Careful analysis of the special permit and any restrictions on it is only part of the due diligence boards must undertake when considering the revival of a stalled development. Boards must exercise the same caution in selecting a new developer they would exercise in selecting a contractor for any major construction project; the developer’s reputation and track record are crucial. Like the contractor offering the lowest bid on a roofing project, the developer offering the highest price for your land or development rights isn’t necessarily the best choice. The $500,000 the developer paid your community up front won’t look like such a good deal if the buildings produced have $1 million worth of construction defects and trigger a five-year legal battle.
Review the Plans
The developer’s plans for completing a phased development also require close scrutiny both by engineers or other construction professionals (to monitor and ensure construction quality ) and by the association’s attorney, to make sure the plans comply with applicable zoning and other requirements and to make sure the community’s interests are protected. While the new developer may be able to use the original permit, the condominium association is not bound by the rights reserved by the original developer in the Master Deed. Boards can add new protections for the association — for example, creating new specifications for buildings in the remaining phases or requiring the developer to escrow funds to guarantee timely completion or as security against potential construction defects.

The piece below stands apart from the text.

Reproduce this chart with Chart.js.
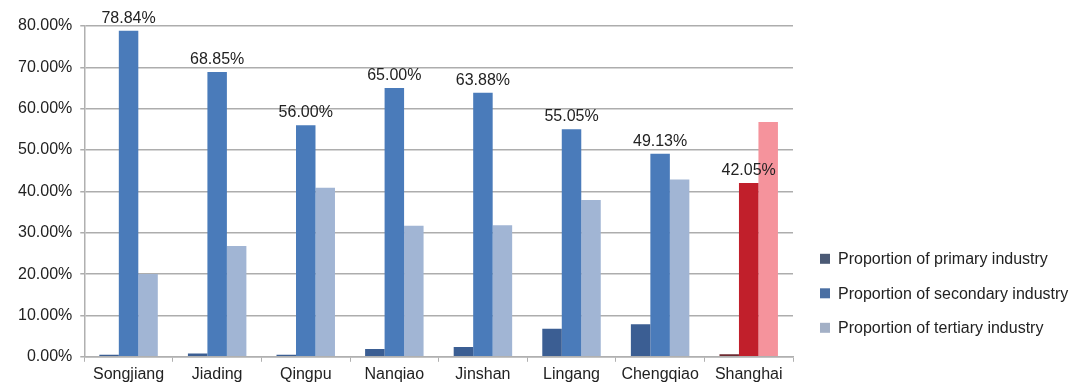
<!DOCTYPE html>
<html>
<head>
<meta charset="utf-8">
<script src="https://cdn.jsdelivr.net/npm/chart.js@4"></script>
<style>
  html, body { margin: 0; padding: 0; background: #fff; }
  #wrap { width: 1075px; height: 387px; position: relative; }
</style>
</head>
<body>
<div id="wrap"><canvas id="industryChart"></canvas></div>
<script>
// Data for the chart
const districts = ['Songjiang', 'Jiading', 'Qingpu', 'Nanqiao', 'Jinshan', 'Lingang', 'Chengqiao', 'Shanghai'];
const primaryShare = [0.5, 0.8, 0.5, 1.9, 2.4, 6.8, 7.9, 0.6];
const secondaryShare = [78.84, 68.85, 56.00, 65.00, 63.88, 55.05, 49.13, 42.05];
const tertiaryShare = [20.0, 26.8, 40.9, 31.7, 31.8, 37.9, 42.9, 56.8];
const seriesNames = ['Proportion of primary industry', 'Proportion of secondary industry', 'Proportion of tertiary industry'];
const yTicks = [0, 10, 20, 30, 40, 50, 60, 70, 80];

// Shanghai is drawn in reds, the districts in blues
const blues = ['#3b5e93', '#4a7bba', '#a1b5d4'];
const reds = ['#6e2a30', '#c11f2b', '#f5939c'];
const legendSwatch = ['#4b5a75', '#4a6fa3', '#a3b0c6'];

function colorsFor(i) {
    return districts.map(d => d === 'Shanghai' ? reds[i] : blues[i]);
}

const FONT = 'Liberation Sans, Arial, Helvetica, sans-serif';

// Labels over the secondary bars
const valueLabels = {
    id: 'valueLabels',
    afterDatasetsDraw(chart) {
        const ctx = chart.ctx;
        const meta = chart.getDatasetMeta(1);
        ctx.save();
        ctx.font = '16px ' + FONT;
        ctx.fillStyle = '#222';
        ctx.textAlign = 'center';
        ctx.textBaseline = 'alphabetic';
        meta.data.forEach((bar, i) => {
            ctx.fillText(secondaryShare[i].toFixed(2) + '%', bar.x, bar.y - 8);
        });
        ctx.restore();
    }
};

// Legend on the right, low down
const sideLegend = {
    id: 'sideLegend',
    afterDraw(chart) {
        const ctx = chart.ctx;
        const area = chart.chartArea;
        const x = area.right + 27;
        ctx.save();
        ctx.font = '16px ' + FONT;
        ctx.textBaseline = 'middle';
        chart.data.datasets.forEach((ds, i) => {
            const y = area.bottom - 98 + i * 34.5;
            ctx.fillStyle = legendSwatch[i];
            ctx.fillRect(x, y - 5, 10, 10);
            ctx.fillStyle = '#222';
            ctx.fillText(ds.label, x + 18, y + 1);
        });
        ctx.restore();
    }
};

const config = {
    type: 'bar',
    data: {
        labels: districts,
        datasets: [
            { label: seriesNames[0], data: primaryShare, backgroundColor: colorsFor(0) },
            { label: seriesNames[1], data: secondaryShare, backgroundColor: colorsFor(1) },
            { label: seriesNames[2], data: tertiaryShare, backgroundColor: colorsFor(2) }
        ]
    },
    options: {
        responsive: true,
        maintainAspectRatio: false,
        animation: false,
        categoryPercentage: 0.66,
        barPercentage: 1.0,
        layout: { padding: { left: 10, right: 282, top: 26, bottom: 0 } },
        plugins: {
            legend: { display: false },
            tooltip: { enabled: false }
        },
        scales: {
            x: {
                grid: { drawOnChartArea: false, color: '#b0b0b0', tickLength: 5, lineWidth: 1 },
                border: { color: '#b0b0b0', width: 1.5 },
                ticks: { color: '#222', font: { family: FONT, size: 16 }, padding: 3, maxRotation: 0 }
            },
            y: {
                min: 0,
                max: 80,
                afterBuildTicks(axis) {
                    axis.ticks = yTicks.map(v => ({ value: v }));
                },
                grid: { color: '#adadad', lineWidth: 1.5, tickLength: 4 },
                border: { color: '#b0b0b0', width: 1.5 },
                ticks: {
                    color: '#222',
                    font: { family: FONT, size: 16 },
                    padding: 8,
                    callback: v => v.toFixed(2) + '%'
                }
            }
        }
    },
    plugins: [valueLabels, sideLegend]
};

window.onload = function() {
    const ctx = document.getElementById('industryChart').getContext('2d');
    new Chart(ctx, config);
};
</script>
</body>
</html>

Of course, boards can go too far. Imposing too many costly requirements up front may reduce the value of the association’s development rights, limiting the amount for which they can be sold and/or increasing the risk that the only developers willing to complete the project are those who will cut costs, leaving the association with poorly constructed buildings and all the problems that go with them. This is why the advice of professionals – construction experts and attorneys – is so important.
What Could Go Wrong?
My files, and the files of most condominium attorneys, are filled with examples of all that can go wrong with revived developments. A common fault – developers don’t calculate the percentage ownership interests correctly when they add new units, or they aren’t as precise as they should be in describing the rights of new owners. How would you like to be on a board trying to sort out the dispute among the owners of five units that have been assigned the exclusive right to use the same parking space? Even less enviable is the position of the board that discovered its developer had added more units than the phasing right allowed, exceeding the threshold limits for the existing septic system and requiring the association to install a $1.8 million private waste treatment facility to comply with applicable regulations.
At least that association didn’t have to tear anything down. The developer building out another phased project constructed part of a new building within the setback to an abutter’s property – an illegal structure containing two town house units that may, in fact, have to be removed.
The owners in these associations and others where development projects have gone awry aren’t going to be happy — with the legal battles they will end up fighting and the bills they will have to pay, as the valuable development assets they thought would generate welcome revenue turn out to be costly liabilities creating a strain on association finances and headaches they don’t need. These pitfalls can be avoided, however, by careful planning and a well-thought-out approach. Boards have considerable control over the revival and granting of development rights; they should exercise that control to minimize the association’s exposure and maximize its returns.